On the Wiedemann–Franz law violation in graphene and quark–gluon plasma systems

A comparative study of the thermodynamic and transport properties of the ultra-relativistic quark–gluon plasma produced in heavy ion collisions with the “quasi-relativistic” massless electron–hole plasma in graphene sample have been performed. We observe that the enthalpy per net charge carrier emerges as a useful physical quantity determining the transport variables in hydrodynamic domain. Lorenz ratio is defined as thermal to electrical conductivity ratio, normalized by temperature and Lorenz number \(L_{0}=\frac{\pi ^{2}}{3}\left( \frac{k_{B}}{e}\right) ^{2}\).
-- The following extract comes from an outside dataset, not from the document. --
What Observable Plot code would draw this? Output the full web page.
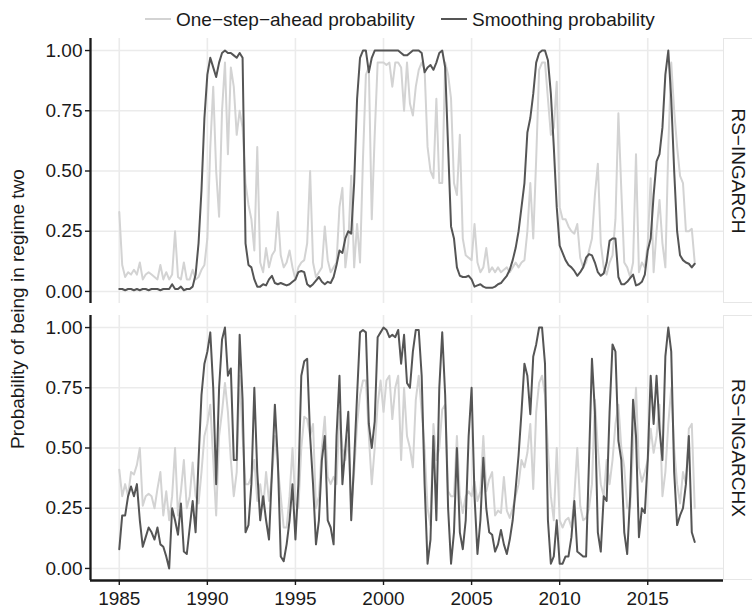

The validity of the Wiedemann–Franz law can be checked by evaluating the Lorenz ratio, which is expected to be unity. We investigate the validity of the Wiedemann–Franz law by examining whether the Lorenz ratio equals unity or deviates from it. Our findings indicate that, within the fluid-based framework, the Lorenz ratio consistently leads to a violation of the Wiedemann–Franz law. This is attributed to the proportional relation between Lorenz ratio and enthalpy per net charge carrier in the fluid. Based on the experimental observation, graphene and quark–gluon plasma, both systems at a low net carrier density, violate the Wiedemann–Franz law due to their fluidic nature. However, graphene at a relatively high net carrier density obeys the Wiedemann–Franz law, followed by metals with high Fermi energy or electron density. It indicates a fluid to the non-fluid transition of the graphene system from low to high carrier density. In this regard, the fluid or non-fluid aspect of quark–gluon plasma at high density is yet to be explored by future facilities such as Compressed Baryonic Matter and Nuclotron-based Ion Collider fAcility experiments.